One such group of pretenders is Egypt’s Muslim Brotherhood. This week the BBC reported that supporters of deposed President Muhammad Morsi, who have tried to depict the mass popular uprising against him and the Brotherhood as a conspiracy led by the Coptic Church and secularists,
used one image of a group carrying a cross to claim Christians had led protests against the Islamist president. The photograph dated from 2012, it later emerged.
Meanwhile, it has been claimed that photographs of dead children were presented by pro-Morsi supporters as evidence of killings by the Egyptian army, with the military saying the images had originated from the conflict in Syria”.
The Egyptian Muslim Brotherhood are not the only ones who resort to trickery to try to win support for themselves. We’re all familiar by now with how Zionists abuse the term “anti-Semtism” – that is, anti-Jewish racism – to shield Israel from all criticism by branding the critics as anti-Semites (or self-hating Jews, in the case of Jewish critics of Israel). The same tactic is also used to deter criticism of anything or anyone Jewish, irrespective of the validity of the criticism. The big flaw in the argument, of course, is the fact that Jews are not a race but are followers of Judaism, a religion of various races.
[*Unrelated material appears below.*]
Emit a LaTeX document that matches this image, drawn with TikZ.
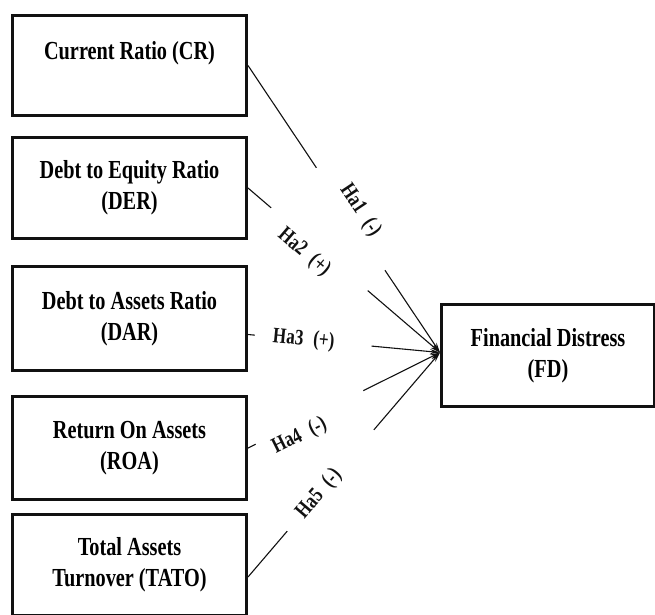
\documentclass[tikz,border=0pt]{standalone}
\usepackage{fontspec}
\setmainfont[FakeStretch=0.78]{Liberation Serif}
\usepackage{tikz}
\usetikzlibrary{arrows.meta, positioning}
\definecolor{ink}{HTML}{111111}

\begin{document}
\begin{tikzpicture}[x=1pt, y=-1pt,
  font=\bfseries\fontsize{26}{31}\selectfont,
  varbox/.style={draw=ink, line width=3pt, minimum width=234pt, align=center, inner sep=2pt},
  hyp/.style={draw=ink, line width=1.1pt, -{Stealth[length=10pt, width=5pt]}},
  linegap/.style={sloped, fill=white, inner sep=0pt, minimum height=7pt, minimum width=#1},
  hlabel/.style={sloped, inner sep=2pt, text=ink, font=\bfseries\fontsize{22}{24}\selectfont}]
  % Frame
  \useasboundingbox (0,0) rectangle (655,614);
  % Independent variables
  \node[varbox, minimum height=100pt] (cr) at (129.5,65.5) {Current Ratio (CR)\\~};
  \node[varbox, minimum height=101pt] (der) at (129.5,188) {Debt to Equity Ratio\\(DER)};
  \node[varbox, minimum height=104pt] (dar) at (129.5,318.5) {Debt to Assets Ratio\\(DAR)};
  \node[varbox, minimum height=103pt] (roa) at (129.5,448) {Return On Assets\\(ROA)};
  \node[varbox, minimum height=101pt] (tato) at (129.5,565) {Total Assets\\Turnover (TATO)};
  % Dependent variable
  \node[varbox, minimum width=213pt, minimum height=102pt] (fd) at (548,355.5) {Financial Distress\\(FD)};
  \coordinate (tip) at ([yshift=3pt]fd.west);
  % Hypotheses (white gaps break the lines at the labels)
  \draw[hyp] (cr.east) -- node[linegap=123pt, pos=0.535] {}
    node[hlabel, pos=0.53, anchor=south] {Ha1\hspace{10pt}(-)} (tip);
  \draw[hyp] (der.east) -- node[linegap=127pt, pos=0.372] {}
    node[hlabel, pos=0.334, anchor=north] {Ha2\hspace{10pt}(+)} (tip);
  \draw[hyp] ([yshift=-16pt]dar.east) -- node[linegap=117pt, pos=0.34] {}
    node[hlabel, pos=0.29] {Ha3\hspace{10pt}(+)} (tip);
  \draw[hyp] (roa.east) -- node[linegap=120pt, pos=0.32] {}
    node[hlabel, pos=0.24, anchor=north] {Ha4\hspace{10pt}(-)} (tip);
  \draw[hyp] ([yshift=-12pt]tato.east) -- node[linegap=133pt, pos=0.43] {}
    node[hlabel, pos=0.37] {Ha5\hspace{10pt}(-)} (tip);
\end{tikzpicture}
\end{document}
This flaw, however, hasn’t stopped some Muslims from borrowing the Zionists’ tactic by stigmatizing critics as racists. As one commentator observed on the Atheism & World Peace Facebook page,
Those openly critical of Islam are sometimes dubiously slurred as racists, regardless of what their true views on race may be.
In fact, Islam is not a race. Islam has nothing at all to do with genetics, nor is it an innate characteristic. It is an ideology – a voluntarily-held set of beliefs about individual behaviour and the rules of society. People choose their beliefs; they do not choose their race.
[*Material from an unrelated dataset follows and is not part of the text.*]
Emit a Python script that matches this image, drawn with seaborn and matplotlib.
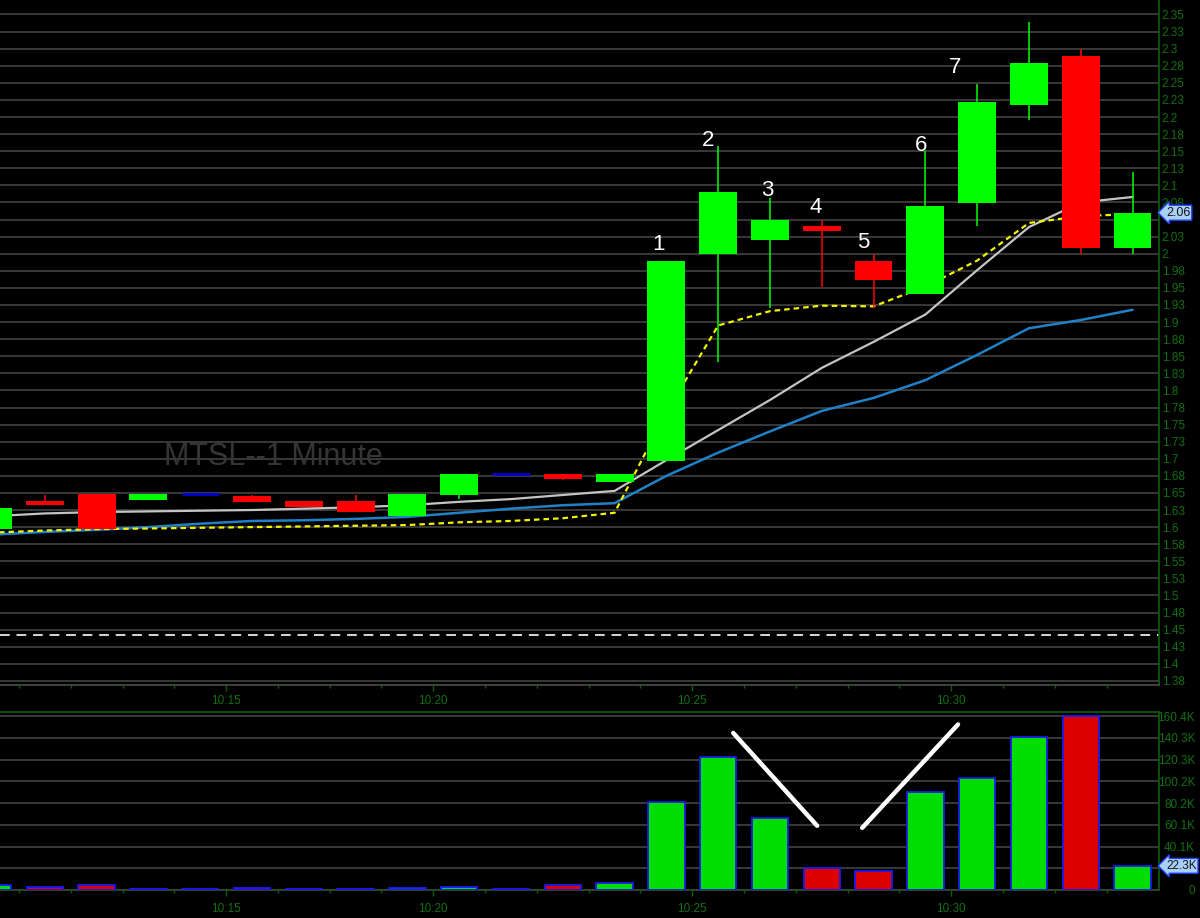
"""MTSL 1-minute candles with moving averages and a volume pane (dark trading-terminal look)."""

import matplotlib

matplotlib.use("Agg")
import matplotlib.pyplot as plt   # noqa: E402
import numpy as np                 # noqa: E402
import pandas as pd                # noqa: E402
import seaborn as sns              # noqa: E402

# ---------------------------------------------------------------------------
# Data. Bar index 0..22, one bar per traded minute.
# ---------------------------------------------------------------------------
OPEN = [1.597, 1.638, 1.649, 1.640, 1.649, 1.646, 1.638, 1.638, 1.616, 1.647, 1.678, 1.678,
        1.666, 1.697, 1.999, 2.020, 2.041, 1.989, 1.941, 2.074, 2.218, 2.289, 2.008]
HIGH = [1.628, 1.647, 1.649, 1.649, 1.649, 1.647, 1.638, 1.647, 1.649, 1.678, 1.678, 1.678,
        1.678, 1.989, 2.158, 2.082, 2.050, 1.999, 2.151, 2.248, 2.339, 2.299, 2.119]
LOW = [1.597, 1.632, 1.597, 1.640, 1.649, 1.637, 1.630, 1.622, 1.616, 1.641, 1.678, 1.669,
       1.666, 1.697, 1.842, 1.921, 1.952, 1.921, 1.941, 2.041, 2.196, 1.999, 1.999]
CLOSE = [1.628, 1.632, 1.597, 1.649, 1.649, 1.637, 1.630, 1.622, 1.649, 1.678, 1.678, 1.671,
         1.678, 1.989, 2.090, 2.050, 2.033, 1.962, 2.070, 2.222, 2.279, 2.008, 2.060]
VOLUME_K = [4.9, 3.1, 4.3, 0.6, 1.2, 1.5, 0.6, 1.2, 2.2, 3.1, 0.6, 4.9,
            6.3, 80.9, 122.7, 66.0, 20.2, 17.7, 90.0, 103.0, 141.0, 160.0, 22.3]

MA_GRAY = [1.616, 1.620, 1.622, 1.623, 1.624, 1.625, 1.627, 1.629, 1.632, 1.637, 1.641, 1.647,
           1.653, 1.698, 1.742, 1.786, 1.833, 1.871, 1.911, 1.976, 2.039, 2.075, 2.083]
MA_BLUE = [1.589, 1.593, 1.596, 1.600, 1.605, 1.609, 1.610, 1.612, 1.615, 1.621, 1.627, 1.632,
           1.635, 1.675, 1.709, 1.740, 1.770, 1.789, 1.815, 1.852, 1.891, 1.903, 1.918]
MA_YELLOW = [1.592, 1.595, 1.597, 1.598, 1.599, 1.600, 1.601, 1.602, 1.603, 1.607, 1.609, 1.613,
             1.621, 1.768, 1.895, 1.916, 1.924, 1.923, 1.952, 1.990, 2.045, 2.055, 2.058]
STOP_LEVEL = 1.442

# the 2.05 and 20.1K labels sit under the last-value flags, so they stay blank
PRICE_TICK_LABELS = ["1.38", "1.4", "1.43", "1.45", "1.48", "1.5", "1.53", "1.55", "1.58", "1.6",
                     "1.63", "1.65", "1.68", "1.7", "1.73", "1.75", "1.78", "1.8", "1.83", "1.85",
                     "1.88", "1.9", "1.93", "1.95", "1.98", "2.", "2.03", "", "2.08", "2.1",
                     "2.13", "2.15", "2.18", "2.2", "2.23", "2.25", "2.28", "2.3", "2.33", "2.35"]
VOL_TICK_LABELS = ["0", "", "40.1K", "60.1K", "80.2K", "100.2K", "120.3K", "140.3K", "160.4K"]
TIME_TICK_POS = [4.5, 8.5, 13.5, 18.5]
TIME_TICK_LABELS = ["10:15", "10:20", "10:25", "10:30"]

CANDLE_NUMBERS = ["1", "2", "3", "4", "5", "6", "7"]
NUMBER_X = [12.84, 13.80, 14.94, 15.89, 16.80, 17.92, 18.57]
NUMBER_Y = [2.013, 2.166, 2.093, 2.068, 2.017, 2.159, 2.273]

LAST_PRICE = 2.06
LAST_VOLUME_K = 22.3
# hand-drawn "V" on the volume pane: (x0, vol0, x1, vol1)
V_STROKES = [(14.29, 144.8, 15.91, 59.2), (16.78, 57.3, 18.63, 152.6)]

# ---------------------------------------------------------------------------
UP, DOWN, DOJI = "#00ff00", "#ff0000", "#0000d0"
VOL_PALETTE = {"up": "#00dd00", "down": "#dd0000", "doji": "#1a1aff"}
GREEN_AXIS = "#0b5e0b"
GREEN_TXT = "#117011"
GRID = "#3d3d3d"
FLAG = dict(boxstyle="larrow,pad=0.12", fc="#a9cff5", ec="#2040ff", lw=1)

sns.set_theme(style="dark", rc={"axes.facecolor": "black", "figure.facecolor": "black",
                                "savefig.facecolor": "black"})
plt.rcParams["font.family"] = ["Liberation Sans", "DejaVu Sans"]

idx = np.arange(len(OPEN))
o, h, l, c = (np.array(a) for a in (OPEN, HIGH, LOW, CLOSE))
direction = np.where(c > o, "up", np.where(c < o, "down", "doji"))
df = pd.DataFrame({"bar": idx, "vol": VOLUME_K, "dir": direction})

W, H = 1200, 918
fig = plt.figure(figsize=(W / 100, H / 100), dpi=100)
ax_p = fig.add_axes([0, 1 - 685 / H, 1159 / W, 685 / H])
ax_v = fig.add_axes([0, 1 - 890 / H, 1159 / W, 178 / H])
XLIM = (0.135, 22.51)
for ax in (ax_p, ax_v):
    ax.set_axisbelow(True)

# --- price pane --------------------------------------------------------------
ax_p.text(5.42, 1.703, "MTSL--1 Minute", color="#353535", fontsize=22,
          ha="center", va="center", zorder=1.2)
ax_p.axhline(STOP_LEVEL, color="#d8d8d8", lw=1.4, ls=(0, (5, 3.5)), zorder=1.5)

sns.lineplot(x=idx, y=MA_BLUE, ax=ax_p, color="#1f82c8", lw=1.8, zorder=2)
sns.lineplot(x=idx, y=MA_GRAY, ax=ax_p, color="#c4c4c4", lw=1.6, zorder=2)
sns.lineplot(x=idx, y=MA_YELLOW, ax=ax_p, color="#f2f200", lw=1.6,
             linestyle=(0, (2.5, 1.8)), zorder=2)

body_col = np.array([UP if d == "up" else DOWN for d in direction])
real = direction != "doji"
ax_p.vlines(idx[real], l[real], h[real], colors=body_col[real], lw=1.1, zorder=3)
ax_p.bar(idx[real], np.abs(c - o)[real], bottom=np.minimum(o, c)[real], width=0.73,
         color=body_col[real], linewidth=0, zorder=4)
ax_p.hlines(c[~real], idx[~real] - 0.36, idx[~real] + 0.36, colors=DOJI, lw=2, zorder=4)

for txt, x, y in zip(CANDLE_NUMBERS, NUMBER_X, NUMBER_Y):
    ax_p.text(x, y, txt, color="white", fontsize=16, ha="center", va="center", zorder=6)

price_ticks = 1.375 + 0.025 * np.arange(len(PRICE_TICK_LABELS))
ax_p.set_ylim(1.369, 2.3712)
ax_p.set_xlim(*XLIM)
ax_p.yaxis.tick_right()
ax_p.set_yticks(price_ticks, PRICE_TICK_LABELS)
ax_p.tick_params(axis="y", length=0, pad=2, labelsize=8.5, labelcolor=GREEN_TXT)
ax_p.grid(axis="y", color=GRID, lw=1.3)
ax_p.grid(axis="x", visible=False)

ax_p.text(1.006, LAST_PRICE, "2.06", transform=ax_p.get_yaxis_transform(), ha="left",
          va="center", fontsize=9, color="#151515", zorder=10, clip_on=False, bbox=FLAG)

# --- volume pane -------------------------------------------------------------
sns.barplot(data=df, x="bar", y="vol", hue="dir", palette=VOL_PALETTE, dodge=False,
            native_scale=True, width=0.7, saturation=1, edgecolor="#1a1aee", linewidth=1.3,
            errorbar=None, legend=False, ax=ax_v, zorder=3)
for x0, y0, x1, y1 in V_STROKES:
    ax_v.plot([x0, x1], [y0, y1], color="white", lw=3.2, solid_capstyle="round", zorder=5)

vol_ticks = 20.05 * np.arange(len(VOL_TICK_LABELS))
ax_v.set_ylim(0, 164.1)
ax_v.set_xlim(*XLIM)
ax_v.yaxis.tick_right()
ax_v.set_yticks(vol_ticks, VOL_TICK_LABELS)
ax_v.tick_params(axis="y", length=0, pad=26, labelsize=8.5, labelcolor=GREEN_TXT)
for lab in ax_v.get_yticklabels():
    lab.set_horizontalalignment("right")
ax_v.grid(axis="y", color=GRID, lw=1.3)
ax_v.grid(axis="x", visible=False)
ax_v.set_xlabel(""); ax_v.set_ylabel("")

ax_v.text(1.006, LAST_VOLUME_K, "22.3K", transform=ax_v.get_yaxis_transform(), ha="left",
          va="center", fontsize=8.5, color="#151515", zorder=10, clip_on=False, bbox=FLAG)

# --- shared time axis styling ------------------------------------------------
for ax, pad in ((ax_p, 3), (ax_v, 5)):
    ax.set_xticks(TIME_TICK_POS, TIME_TICK_LABELS)
    ax.set_xticks(np.arange(0.5, 22.5, 1.0), minor=True)
    ax.tick_params(axis="x", which="major", length=4, width=1, color=GREEN_AXIS, pad=pad,
                   labelsize=8.5, labelcolor=GREEN_TXT, bottom=True)
    ax.tick_params(axis="x", which="minor", length=2.5, width=1, color=GREEN_AXIS, bottom=True)
    for side in ("left", "top"):
        ax.spines[side].set_visible(False)
    ax.spines["right"].set_color(GREEN_AXIS)
    ax.spines["right"].set_linewidth(1.2)

ax_p.spines["bottom"].set_color("#4a4a4a")
ax_v.spines["bottom"].set_color("#2f4a2f")
ax_v.spines["top"].set_visible(True)
ax_v.spines["top"].set_color(GREEN_AXIS)
ax_v.spines["top"].set_linewidth(1.2)

fig.savefig("out.png", dpi=100, facecolor="black")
Therefore Muslims are not a race of people. In fact, there are Muslims of all races.
Hence, criticizing Islam is not racism. There is no such thing as “anti-Muslim racism” any more than there is “anti-Christian racism”, “anti-Methodist racism” or “anti-Capitalist racism”.
Islam is not a race. Muslims are not a race. Islam is an ideology that should be open to critical examination. Muslims, however, are individuals who should be protected from harm or harassment in the same way and for the same reasons as anyone else.
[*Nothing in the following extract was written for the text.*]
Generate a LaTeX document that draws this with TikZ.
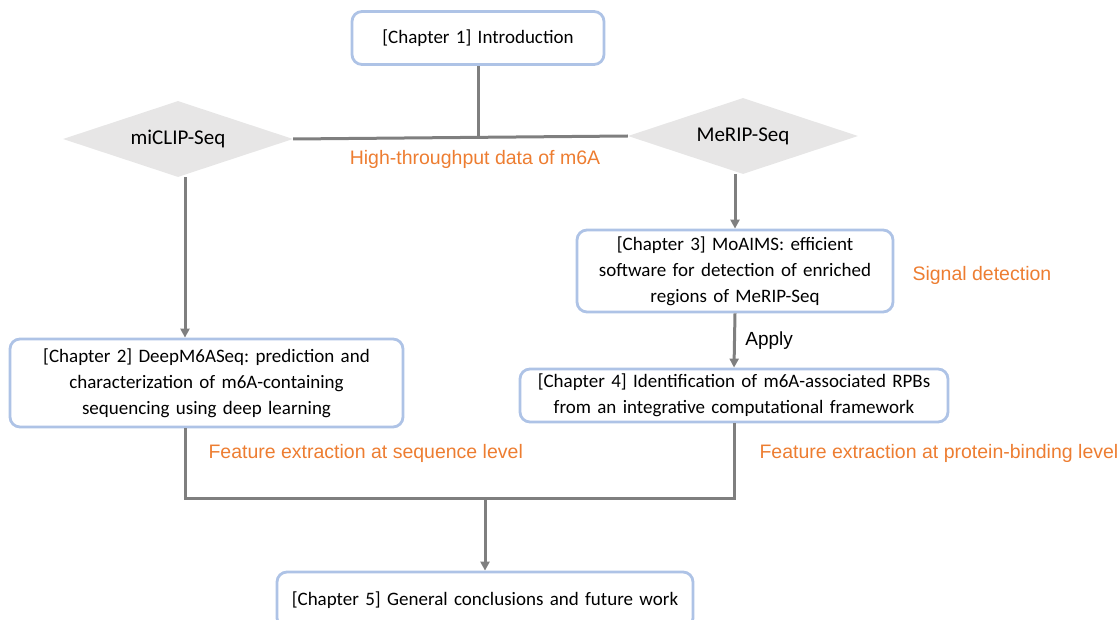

So, if your cause is genuine and legitimate, your only ally and your best weapon is the truth, not trickery, fraud or unsubstantiated assertions.
And if you really believe your ideology is sound and is the path to happiness and wellbeing, and If you have nothing to hide and can justify your behaviour, then you should be able to overwhelm your critics with the force of your argument, not smear them with taboo labels, whether “anti-Muslim racism”, Islamophobia, anti-Semitism or any other form of racism.